Bioanalysis Rising Star Award finalist: Monique Ryan
Nominated by: Nicola Gray, Senior Lecturer in Phenomics, Murdoch University (Murdoch, Australia)
Supporting comments:
“Monique’s research highlights include nine publications in high-ranking journals, with three as first-author. During her PhD, Monique contributed to the goal of establishing large scale liquid chromatography–mass spectrometry (LC–MS) assays, optimizing an automated extraction protocol and establishing data processing procedures for harmonized lipid profiling in population studies. Monique continues to advance bioanalytical methodology to address unmet clinical needs. Beyond her technical abilities and scientific knowledge, Monique possesses impressive interpersonal skills, engaging with collaborators including clinicians, industry partners and professional staff. What sets Monique apart is her ability to work effectively with peers and supervise and mentor junior scientists. She has developed a reputation for supporting early-career researchers locally and internationally.

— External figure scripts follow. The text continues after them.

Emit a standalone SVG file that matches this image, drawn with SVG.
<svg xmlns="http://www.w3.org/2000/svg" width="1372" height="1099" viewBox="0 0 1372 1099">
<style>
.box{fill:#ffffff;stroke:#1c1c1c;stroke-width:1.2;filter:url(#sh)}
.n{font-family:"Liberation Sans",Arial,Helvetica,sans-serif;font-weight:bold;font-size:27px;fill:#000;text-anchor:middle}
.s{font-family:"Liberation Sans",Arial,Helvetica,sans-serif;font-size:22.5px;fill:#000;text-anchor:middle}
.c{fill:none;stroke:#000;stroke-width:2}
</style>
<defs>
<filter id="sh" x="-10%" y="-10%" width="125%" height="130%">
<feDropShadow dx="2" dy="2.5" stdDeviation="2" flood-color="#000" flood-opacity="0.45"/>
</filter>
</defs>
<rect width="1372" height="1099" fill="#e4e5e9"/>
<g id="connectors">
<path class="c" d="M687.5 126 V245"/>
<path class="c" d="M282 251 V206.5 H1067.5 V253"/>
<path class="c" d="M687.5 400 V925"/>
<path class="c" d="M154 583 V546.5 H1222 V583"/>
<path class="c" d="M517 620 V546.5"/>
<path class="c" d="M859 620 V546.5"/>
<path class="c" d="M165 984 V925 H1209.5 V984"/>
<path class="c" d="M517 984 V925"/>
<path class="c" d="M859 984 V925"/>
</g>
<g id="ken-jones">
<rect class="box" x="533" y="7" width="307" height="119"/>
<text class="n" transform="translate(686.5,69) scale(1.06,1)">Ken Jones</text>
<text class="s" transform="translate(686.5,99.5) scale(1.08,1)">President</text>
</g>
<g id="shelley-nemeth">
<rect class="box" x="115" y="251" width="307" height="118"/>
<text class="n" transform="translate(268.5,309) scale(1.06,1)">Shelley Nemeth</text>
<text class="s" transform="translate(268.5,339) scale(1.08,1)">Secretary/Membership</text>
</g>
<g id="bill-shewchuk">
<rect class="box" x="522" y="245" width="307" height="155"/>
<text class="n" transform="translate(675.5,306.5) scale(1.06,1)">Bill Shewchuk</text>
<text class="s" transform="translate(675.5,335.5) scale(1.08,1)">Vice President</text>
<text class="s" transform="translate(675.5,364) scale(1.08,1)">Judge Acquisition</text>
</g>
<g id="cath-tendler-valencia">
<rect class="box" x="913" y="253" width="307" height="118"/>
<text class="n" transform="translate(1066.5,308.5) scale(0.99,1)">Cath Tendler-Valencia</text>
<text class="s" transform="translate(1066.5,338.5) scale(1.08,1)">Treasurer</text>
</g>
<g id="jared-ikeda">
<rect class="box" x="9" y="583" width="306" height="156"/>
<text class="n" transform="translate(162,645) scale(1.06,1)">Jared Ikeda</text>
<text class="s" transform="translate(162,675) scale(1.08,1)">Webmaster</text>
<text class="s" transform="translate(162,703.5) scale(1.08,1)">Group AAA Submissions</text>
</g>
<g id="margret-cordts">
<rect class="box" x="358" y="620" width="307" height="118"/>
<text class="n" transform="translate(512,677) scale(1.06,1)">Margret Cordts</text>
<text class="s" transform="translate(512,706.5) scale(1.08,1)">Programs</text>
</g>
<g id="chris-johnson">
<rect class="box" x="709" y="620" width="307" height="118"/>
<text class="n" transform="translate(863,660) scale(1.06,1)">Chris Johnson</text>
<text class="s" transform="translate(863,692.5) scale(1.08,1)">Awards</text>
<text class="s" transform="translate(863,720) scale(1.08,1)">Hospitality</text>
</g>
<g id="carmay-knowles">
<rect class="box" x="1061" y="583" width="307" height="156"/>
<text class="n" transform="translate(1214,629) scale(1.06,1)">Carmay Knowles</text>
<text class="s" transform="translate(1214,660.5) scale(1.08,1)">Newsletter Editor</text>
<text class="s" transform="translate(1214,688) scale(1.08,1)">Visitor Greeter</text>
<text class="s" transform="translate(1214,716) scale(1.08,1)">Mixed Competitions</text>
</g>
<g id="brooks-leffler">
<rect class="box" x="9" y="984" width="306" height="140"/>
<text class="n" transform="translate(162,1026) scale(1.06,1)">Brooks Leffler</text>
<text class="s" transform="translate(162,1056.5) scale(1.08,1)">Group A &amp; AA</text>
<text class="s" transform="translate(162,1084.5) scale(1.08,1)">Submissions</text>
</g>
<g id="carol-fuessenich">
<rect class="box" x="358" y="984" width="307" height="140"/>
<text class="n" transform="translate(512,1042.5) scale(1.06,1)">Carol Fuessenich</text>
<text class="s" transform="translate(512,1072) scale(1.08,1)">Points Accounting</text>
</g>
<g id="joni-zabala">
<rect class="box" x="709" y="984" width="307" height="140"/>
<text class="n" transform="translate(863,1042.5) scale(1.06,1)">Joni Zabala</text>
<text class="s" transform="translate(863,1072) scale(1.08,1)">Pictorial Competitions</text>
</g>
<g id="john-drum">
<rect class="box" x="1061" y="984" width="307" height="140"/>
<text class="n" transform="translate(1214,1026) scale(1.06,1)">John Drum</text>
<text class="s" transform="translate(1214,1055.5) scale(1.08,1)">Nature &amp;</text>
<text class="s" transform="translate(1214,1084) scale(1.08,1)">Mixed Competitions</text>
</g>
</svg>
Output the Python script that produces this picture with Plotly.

Monique serves on the Early-Career Members Network of the international Metabolomics Society and is the elected Early-Career Researcher lead of the Australian and New Zealand Metabolomics Society, demonstrating leadership skills and community engagement. Monique has received several accolades for her excellence in science communication, including winner of the ANZ/Sciex Early Career Research Rapid Fire competition, FameLab National Semi-Finalist, Western Australia nominee for Fresh Science 2021 and travel awards for conference presentations. Monique has a bright future, and I am certain she will continue to make significant contributions to her discipline”.
Describe the main highlights of your bioanalytical work
One of my bioanalytic work highlights was designing and developing a robust mass spectrometry method to analyze 1163 different lipid species in blood-based biofluids. It was a 2-year journey of development and optimization, ensuring it could handle various common sample handling variations such as different blood tube types, hemolysis, freeze-thaw cycles and storage conditions. This work also led to other significant discoveries during my PhD research. By delving into the lipidomic impact of non-severe burns post-injury, I uncovered a persistent lipid-based inflammation that lingers for up to 6 weeks post-healing, even when the burn appears to be fully recovered.
Furthermore, amidst this inflammation, I found that the activation of cholesterol metabolism following inflammation from burns could potentially promote healing within 2 weeks post-injury. What is more intriguing is that even upon admission to the hospital, this metabolic shift exhibits a distinct lipidomic profile compared to those experiencing delayed wound closure, suggesting its potential in predicting healing outcomes.